*Objective*
Starting at the first line of the data, print each line verbatim up to and including the line bearing "0.6201, 0.6656, 0.7];", omitting pictures.

*Source excerpt*
>> Start

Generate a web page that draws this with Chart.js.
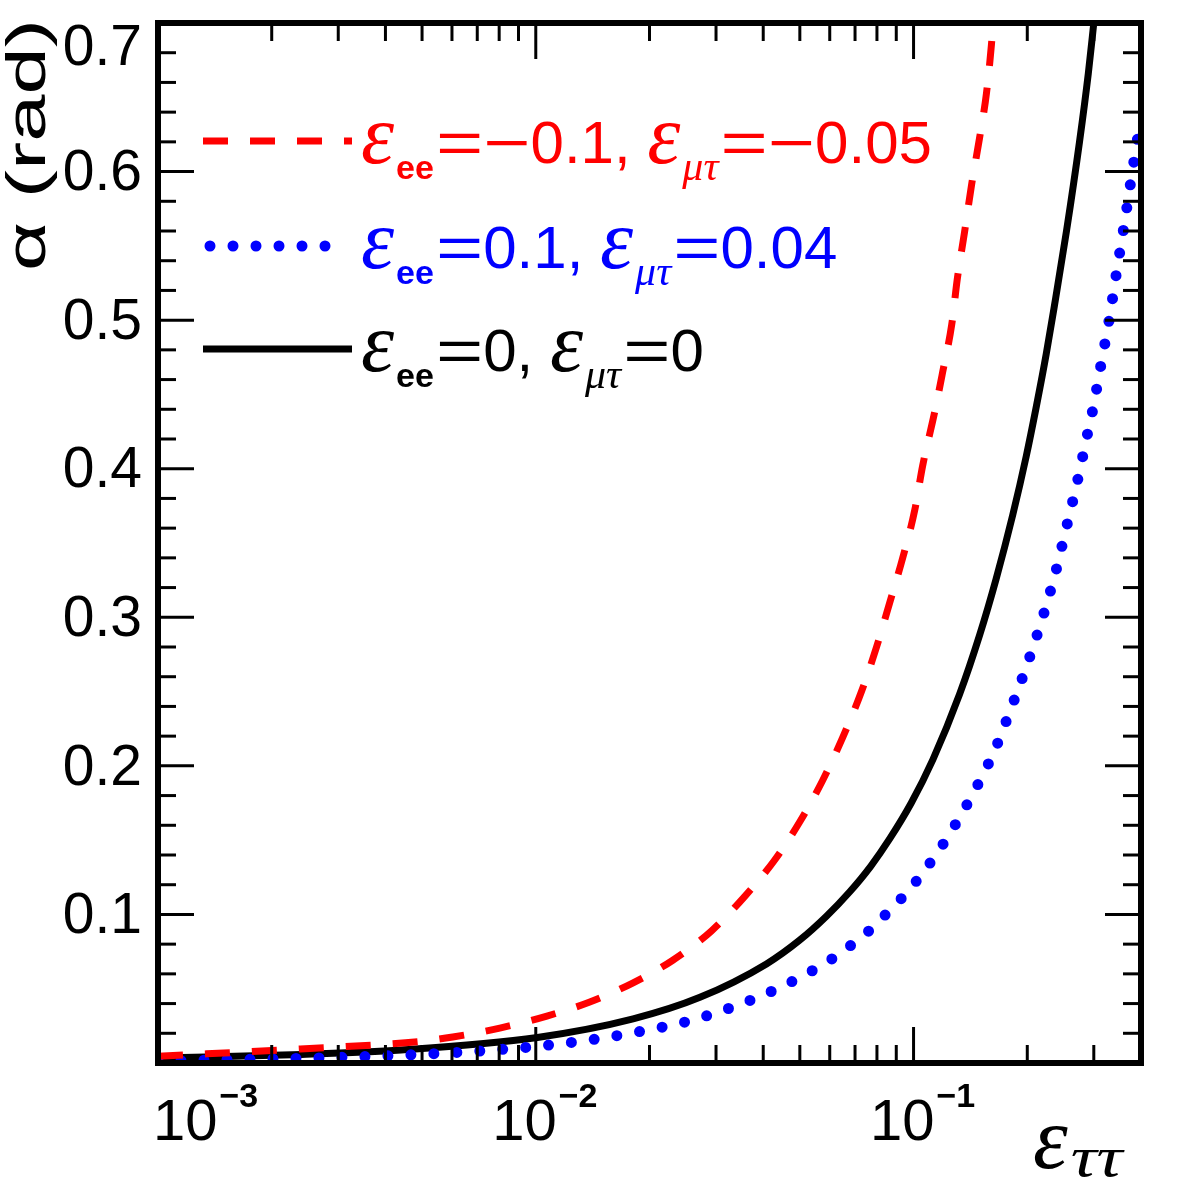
<!DOCTYPE html>
<html>
<head>
<meta charset="utf-8">
<script src="https://cdn.jsdelivr.net/npm/chart.js@4/dist/chart.umd.min.js"></script>
<style>
html, body { margin: 0; padding: 0; background: #fff; }
#alphaChart { display: block; }
</style>
</head>
<body>
<canvas id="alphaChart" width="1181" height="1181"></canvas>
<script>
// epsilon_tautau (x) and mixing angle alpha in rad (y)
var redX = [0.001, 0.00238, 0.00493, 0.00603, 0.00803, 0.0107, 0.0139, 0.0181, 0.023, 0.0292, 0.0357, 0.0429, 0.0499, 0.0574, 0.0649, 0.0728, 0.0798, 0.0865, 0.0936, 0.1007, 0.1057, 0.1137, 0.1194, 0.1262, 0.1306, 0.1364, 0.1424, 0.1495, 0.156, 0.1607, 0.1624];
var redY = [0.0045, 0.0095, 0.0145, 0.0175, 0.0235, 0.0316, 0.041, 0.054, 0.069, 0.089, 0.112, 0.1366, 0.162, 0.19, 0.219, 0.25, 0.28, 0.31, 0.34, 0.372, 0.402, 0.438, 0.465, 0.497, 0.528, 0.559, 0.591, 0.6225, 0.653, 0.685, 0.7];

var blueX = [0.001, 0.00456, 0.0094, 0.0143, 0.0191, 0.0252, 0.0332, 0.0434, 0.0561, 0.063, 0.0711, 0.0793, 0.0875, 0.0964, 0.1056, 0.115, 0.1245, 0.134, 0.144, 0.154, 0.1637, 0.1817, 0.2003, 0.2194, 0.2375, 0.254, 0.2717, 0.2885, 0.298, 0.3135, 0.33, 0.345, 0.361, 0.377, 0.3946, 0.4];
var blueY = [0.0012, 0.0054, 0.0105, 0.016, 0.0215, 0.028, 0.0377, 0.0498, 0.0646, 0.0727, 0.0828, 0.0929, 0.1043, 0.1151, 0.1279, 0.1406, 0.1541, 0.1676, 0.1817, 0.196, 0.21, 0.2396, 0.269, 0.2995, 0.33, 0.3607, 0.392, 0.423, 0.4394, 0.4702, 0.5013, 0.533, 0.564, 0.5954, 0.6273, 0.636];

var blackX = [0.001, 0.0024, 0.0044, 0.0101, 0.0181, 0.0272, 0.0408, 0.0499, 0.0588, 0.0677, 0.077, 0.0865, 0.0986, 0.1125, 0.1323, 0.1495, 0.1654, 0.1831, 0.1987, 0.2111, 0.2244, 0.236, 0.254, 0.275, 0.29, 0.3];
var blackY = [0.0033, 0.0058, 0.0088, 0.0172, 0.0297, 0.0442, 0.0667, 0.0826, 0.0988, 0.1151, 0.1324, 0.151, 0.175, 0.2042, 0.248, 0.2878, 0.3258, 0.369, 0.4083, 0.4412, 0.4769, 0.5098, 0.56, 0.6201, 0.6656, 0.7];

var yTickLabels = ['0.1', '0.2', '0.3', '0.4', '0.5', '0.6', '0.7'];
var xTickExps = [-3, -2, -1];

var legendRows = [
  { color: '#ff0000', ee: ['\u2212', '0.1'], mt: ['\u2212', '0.05'] },
  { color: '#0000ff', ee: ['', '0.1'], mt: ['', '0.04'] },
  { color: '#000000', ee: ['', '0'], mt: ['', '0'] }
];

function pts(xs, ys) {
  return xs.map(function (x, i) { return { x: x, y: ys[i] }; });
}

var SANS = '"Liberation Sans", Arial, sans-serif';
var SERIF = '"Liberation Serif", "DejaVu Serif", serif';

// draws text pieces one after another; pieces may be lowered (subscripts) or stretched
function drawPieces(c, x, y, pieces, color) {
  c.fillStyle = color;
  c.textAlign = 'left';
  c.textBaseline = 'alphabetic';
  pieces.forEach(function (p) {
    if (!p.t) return;
    var sx = p.sx || 1;
    c.font = p.font;
    c.save();
    c.translate(x, y + (p.dy || 0));
    c.scale(sx, 1);
    c.fillText(p.t, 0, 0);
    c.restore();
    x += c.measureText(p.t).width * sx + (p.after || 0);
  });
  return x;
}

var rootFrame = {
  id: 'rootFrame',
  afterDatasetsDraw: function (chart) {
    var c = chart.ctx;
    var a = chart.chartArea;
    var xs = chart.scales.x, ys = chart.scales.y;
    c.save();

    // ticks inside the frame, all four sides
    c.strokeStyle = '#000';
    c.lineWidth = 3;
    c.lineCap = 'butt';
    function seg(x1, y1, x2, y2) { c.beginPath(); c.moveTo(x1, y1); c.lineTo(x2, y2); c.stroke(); }

    for (var i = 1; i < 35; i++) {
      var py = ys.getPixelForValue(i * 0.02);
      var len = (i % 5 === 0) ? 36 : 18;
      seg(a.left, py, a.left + len, py);
      seg(a.right, py, a.right - len, py);
    }
    xTickExps.forEach(function (e) {
      for (var m = 1; m <= 9; m++) {
        var val = m * Math.pow(10, e);
        if (val <= xs.min * 1.0001 || val >= xs.max) continue;
        var px = xs.getPixelForValue(val);
        var l = (m === 1) ? 36 : 18;
        seg(px, a.bottom, px, a.bottom - l);
        seg(px, a.top, px, a.top + l);
      }
    });

    // frame
    c.lineWidth = 6;
    c.strokeRect(a.left, a.top, a.right - a.left, a.bottom - a.top);

    // y tick labels
    c.fillStyle = '#000';
    c.font = '57px ' + SANS;
    c.textAlign = 'right';
    c.textBaseline = 'middle';
    yTickLabels.forEach(function (s) {
      var yy = Math.max(ys.getPixelForValue(parseFloat(s)) + 3, a.top + 26);
      c.fillText(s, a.left - 16, yy);
    });

    // x tick labels 10^n
    xTickExps.forEach(function (e) {
      var px = xs.getPixelForValue(Math.pow(10, e));
      c.font = '58px ' + SANS;
      var w10 = c.measureText('10').width;
      c.font = 'bold 34px ' + SANS;
      var we = c.measureText('\u2212' + (-e)).width;
      var x0 = Math.max(px - (w10 + we) / 2 + 8, 153);
      c.textAlign = 'left';
      c.textBaseline = 'alphabetic';
      c.font = '58px ' + SANS;
      c.fillText('10', x0, 1140);
      c.font = 'bold 34px ' + SANS;
      c.fillText('\u2212' + (-e), x0 + w10 + 2, 1107);
    });

    // x axis title
    drawPieces(c, 1033, 1168, [
      { t: '\u03b5', font: 'italic 88px ' + SERIF, after: 3 },
      { t: '\u03c4\u03c4', font: 'italic 58px ' + SERIF, dy: 8, sx: 1.25 }
    ], '#000');

    // y axis title, rotated and stretched along the text
    c.save();
    c.translate(45, 271);
    c.rotate(-Math.PI / 2);
    c.font = '56px ' + SANS;
    var title = '\u03b1 (rad)';
    var tw = c.measureText(title).width;
    c.scale(252 / tw, 1);
    c.textAlign = 'left';
    c.textBaseline = 'alphabetic';
    c.fillText(title, 0, 0);
    c.restore();

    // legend
    var rowY = [141, 246, 349];
    chart.data.datasets.forEach(function (ds, k) {
      var y = rowY[k];
      c.save();
      c.strokeStyle = ds.borderColor;
      c.lineWidth = ds.borderWidth;
      c.lineCap = ds.borderCapStyle || 'butt';
      c.setLineDash(ds.borderDash || []);
      c.beginPath();
      if (ds.borderCapStyle === 'round') { c.moveTo(210, y); c.lineTo(336, y); }
      else { c.moveTo(203, y); c.lineTo(352, y); }
      c.stroke();
      c.restore();
      var r = legendRows[k];
      var eps = 'italic 84px ' + SERIF;
      var main = '60px ' + SANS;
      drawPieces(c, 361, y + 22, [
        { t: '\u03b5', font: eps, after: 2 },
        { t: 'ee', font: 'bold 34px ' + SANS, dy: 16, after: 2 },
        { t: '=', font: main, sx: 1.35 },
        { t: r.ee[0], font: main, sx: 1.35 },
        { t: r.ee[1] + ', ', font: main },
        { t: '\u03b5', font: eps, after: 2 },
        { t: '\u03bc\u03c4', font: 'italic 42px ' + SERIF, dy: 17, after: 2 },
        { t: '=', font: main, sx: 1.35 },
        { t: r.mt[0], font: main, sx: 1.35 },
        { t: r.mt[1], font: main }
      ], r.color);
    });

    c.restore();
  }
};

var ctx = document.getElementById('alphaChart').getContext('2d');
var alphaChart = new Chart(ctx, {
  type: 'line',
  data: {
    datasets: [{
      label: 'eps_ee=-0.1, eps_mt=-0.05',
      data: pts(redX, redY),
      borderColor: '#ff0000',
      borderWidth: 7,
      borderDash: [25, 22],
      pointRadius: 0,
      cubicInterpolationMode: 'monotone',
      fill: false
    }, {
      label: 'eps_ee=0.1, eps_mt=0.04',
      data: pts(blueX, blueY),
      borderColor: '#0000ff',
      borderWidth: 11,
      borderDash: [0, 23],
      borderCapStyle: 'round',
      pointRadius: 0,
      cubicInterpolationMode: 'monotone',
      fill: false
    }, {
      label: 'eps_ee=0, eps_mt=0',
      data: pts(blackX, blackY),
      borderColor: '#000000',
      borderWidth: 7,
      pointRadius: 0,
      cubicInterpolationMode: 'monotone',
      fill: false
    }]
  },
  options: {
    responsive: false,
    animation: false,
    devicePixelRatio: 1,
    layout: { padding: { left: 158, right: 40, top: 23, bottom: 118 } },
    plugins: { legend: { display: false }, tooltip: { enabled: false } },
    scales: {
      x: { type: 'logarithmic', min: 0.001, max: 0.4, display: false },
      y: { type: 'linear', min: 0, max: 0.7, display: false }
    }
  },
  plugins: [rootFrame]
});
</script>
</body>
</html>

>> End

*Finished task*
Generate a web page that draws this with Chart.js.
<!DOCTYPE html>
<html>
<head>
<meta charset="utf-8">
<script src="https://cdn.jsdelivr.net/npm/chart.js@4/dist/chart.umd.min.js"></script>
<style>
html, body { margin: 0; padding: 0; background: #fff; }
#alphaChart { display: block; }
</style>
</head>
<body>
<canvas id="alphaChart" width="1181" height="1181"></canvas>
<script>
// epsilon_tautau (x) and mixing angle alpha in rad (y)
var redX = [0.001, 0.00238, 0.00493, 0.00603, 0.00803, 0.0107, 0.0139, 0.0181, 0.023, 0.0292, 0.0357, 0.0429, 0.0499, 0.0574, 0.0649, 0.0728, 0.0798, 0.0865, 0.0936, 0.1007, 0.1057, 0.1137, 0.1194, 0.1262, 0.1306, 0.1364, 0.1424, 0.1495, 0.156, 0.1607, 0.1624];
var redY = [0.0045, 0.0095, 0.0145, 0.0175, 0.0235, 0.0316, 0.041, 0.054, 0.069, 0.089, 0.112, 0.1366, 0.162, 0.19, 0.219, 0.25, 0.28, 0.31, 0.34, 0.372, 0.402, 0.438, 0.465, 0.497, 0.528, 0.559, 0.591, 0.6225, 0.653, 0.685, 0.7];

var blueX = [0.001, 0.00456, 0.0094, 0.0143, 0.0191, 0.0252, 0.0332, 0.0434, 0.0561, 0.063, 0.0711, 0.0793, 0.0875, 0.0964, 0.1056, 0.115, 0.1245, 0.134, 0.144, 0.154, 0.1637, 0.1817, 0.2003, 0.2194, 0.2375, 0.254, 0.2717, 0.2885, 0.298, 0.3135, 0.33, 0.345, 0.361, 0.377, 0.3946, 0.4];
var blueY = [0.0012, 0.0054, 0.0105, 0.016, 0.0215, 0.028, 0.0377, 0.0498, 0.0646, 0.0727, 0.0828, 0.0929, 0.1043, 0.1151, 0.1279, 0.1406, 0.1541, 0.1676, 0.1817, 0.196, 0.21, 0.2396, 0.269, 0.2995, 0.33, 0.3607, 0.392, 0.423, 0.4394, 0.4702, 0.5013, 0.533, 0.564, 0.5954, 0.6273, 0.636];

var blackX = [0.001, 0.0024, 0.0044, 0.0101, 0.0181, 0.0272, 0.0408, 0.0499, 0.0588, 0.0677, 0.077, 0.0865, 0.0986, 0.1125, 0.1323, 0.1495, 0.1654, 0.1831, 0.1987, 0.2111, 0.2244, 0.236, 0.254, 0.275, 0.29, 0.3];
var blackY = [0.0033, 0.0058, 0.0088, 0.0172, 0.0297, 0.0442, 0.0667, 0.0826, 0.0988, 0.1151, 0.1324, 0.151, 0.175, 0.2042, 0.248, 0.2878, 0.3258, 0.369, 0.4083, 0.4412, 0.4769, 0.5098, 0.56, 0.6201, 0.6656, 0.7];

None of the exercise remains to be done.